Which cellular mechanism yields compatibility between brain states, synaptic plasticity and neuromodulation?

Learning and memory are attributed to the ability of neurons to modify their connections with other cells based on experience, a property called synaptic plasticity. On the other hand, brain information processing is shaped by fluctuations in neuronal rhythms at the cellular and population levels, each defining distinctive brain states. Switches between these brain states, driven by neuromodulation, can be fast and localized, such as those observed in Parkinson disease patients stopping, almost instantaneously, tremor symptoms when deep-brain stimulation is turned on. Switches can also be global and long lasting, such as those observed during the wake-sleep transition. The coexistence of these two mechanisms raises challenging questions: how can switches in brain states remain reliable despite constant rewiring of neuron connectivity and how is synaptic plasticity a!ected by switches in brain states?
Here, we highlight the role of slow regenerativity, a cellular dynamical property, in the generation of brain state switches that are robust to cellular heterogeneity, independent from network connectivity, and thus compatible with synaptic plasticity. This key mechanism is accessible by all neurons that embed slowly activating voltage-gated calcium channels or slowly inactivating potassium channels in their membrane. Yet, in computational neuron models, this channel dynamics is often considered as an instantaneous event and it is absent from all available hybrid models.
To demonstrate this point, we compare the robustness of 6 published thalamic neuron conductance-based models at the cellular, circuit and population levels [Destexhe, 1996; Destexhe, 1998; Drion, 2018; Huguenard and McCormick, 1992; Rush and Rinzel, 1994; Wang, 1994]. We show that the robustness of rhythms at the population level correlates with the presence of slow regenerativity at the cellular level.

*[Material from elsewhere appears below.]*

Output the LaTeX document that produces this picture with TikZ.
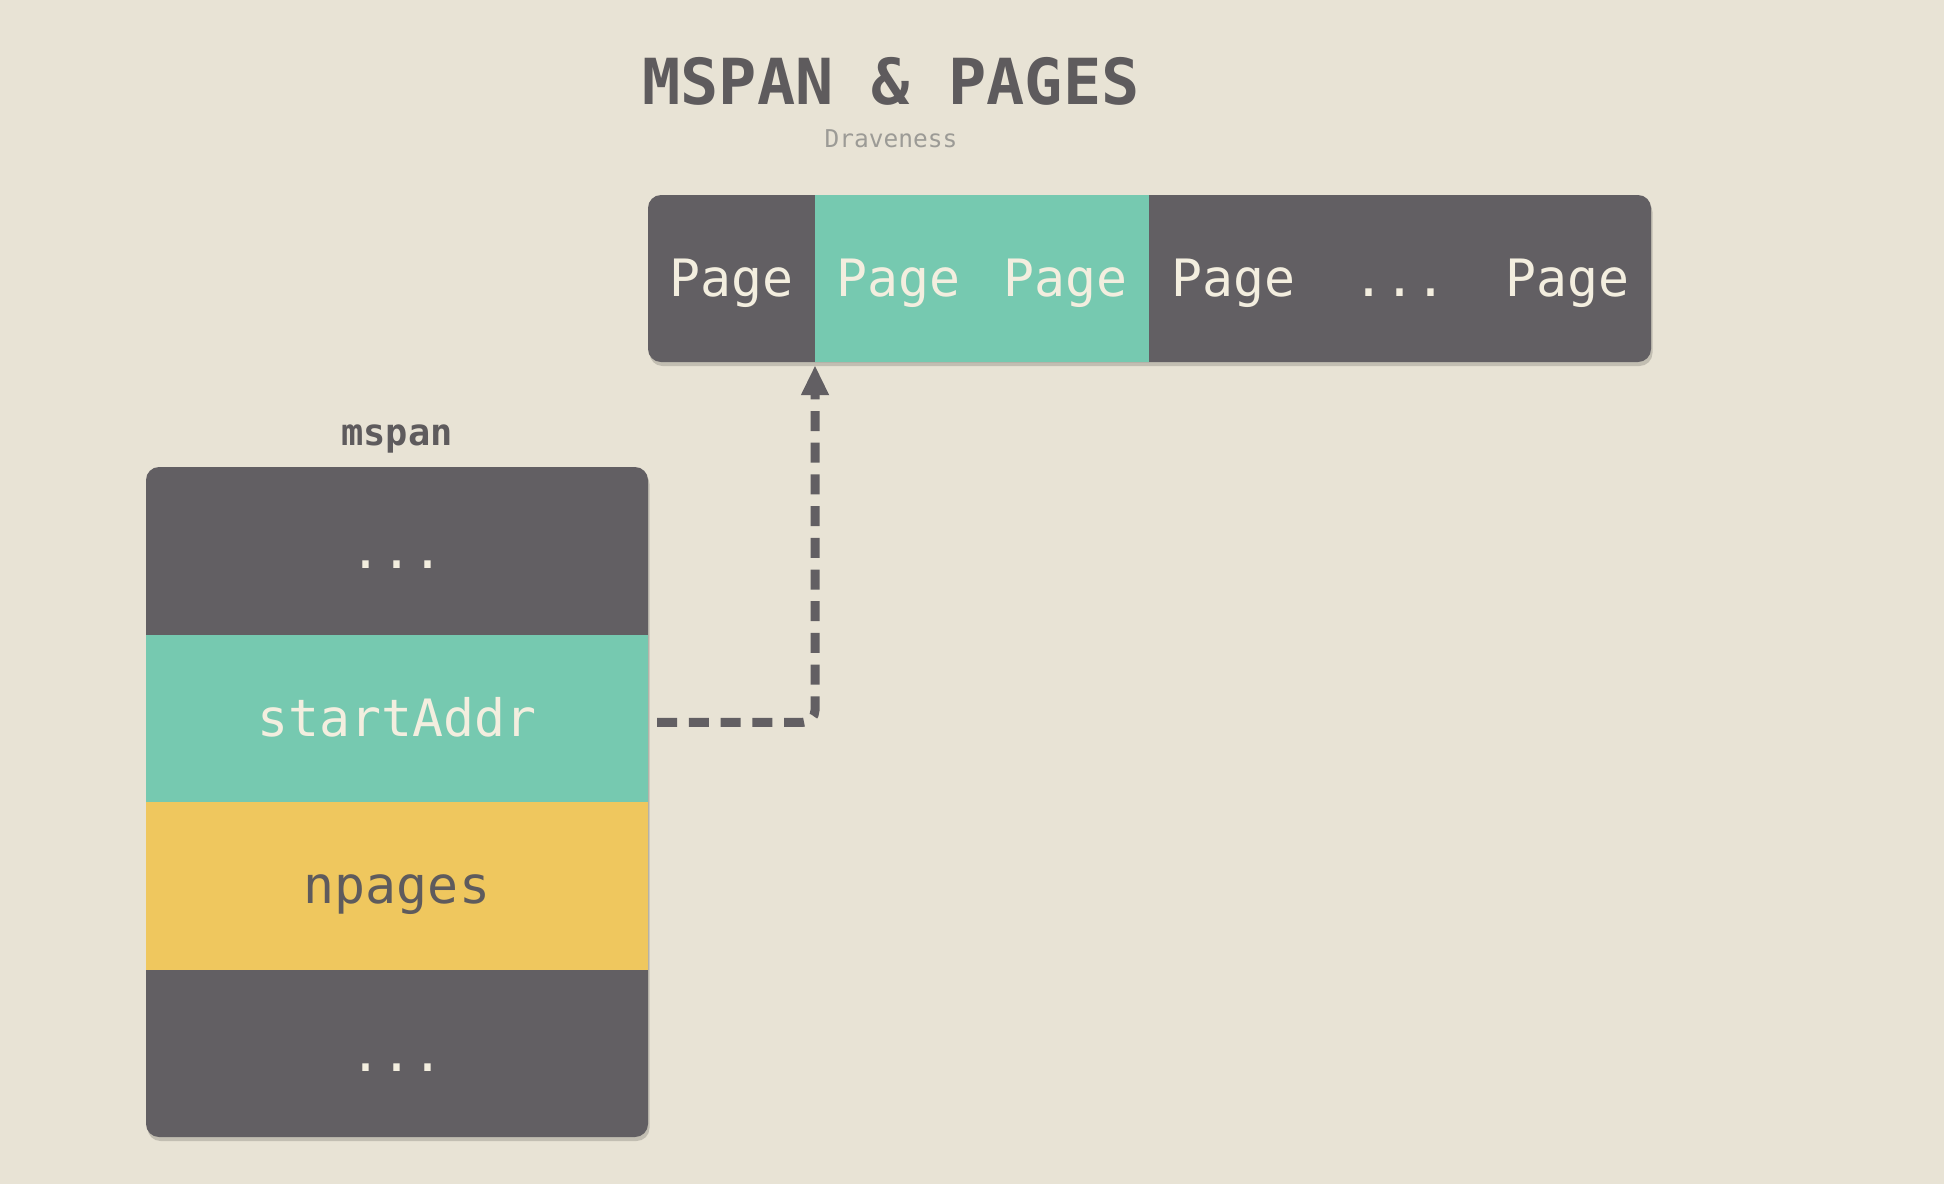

Our work confirms that slow regenerativity is independent on the type of neurons, the intrinsic frequency of the firing pattern and valid for global and lasting brain state switches as well as local and fast. Second, we show that this mechanism can be embedded in simple hybrid neuron models without increasing the model complexity. These results open the possibility to study the interactions between switches in network rhythmic activity and synaptic plasticity in large neuronal populations.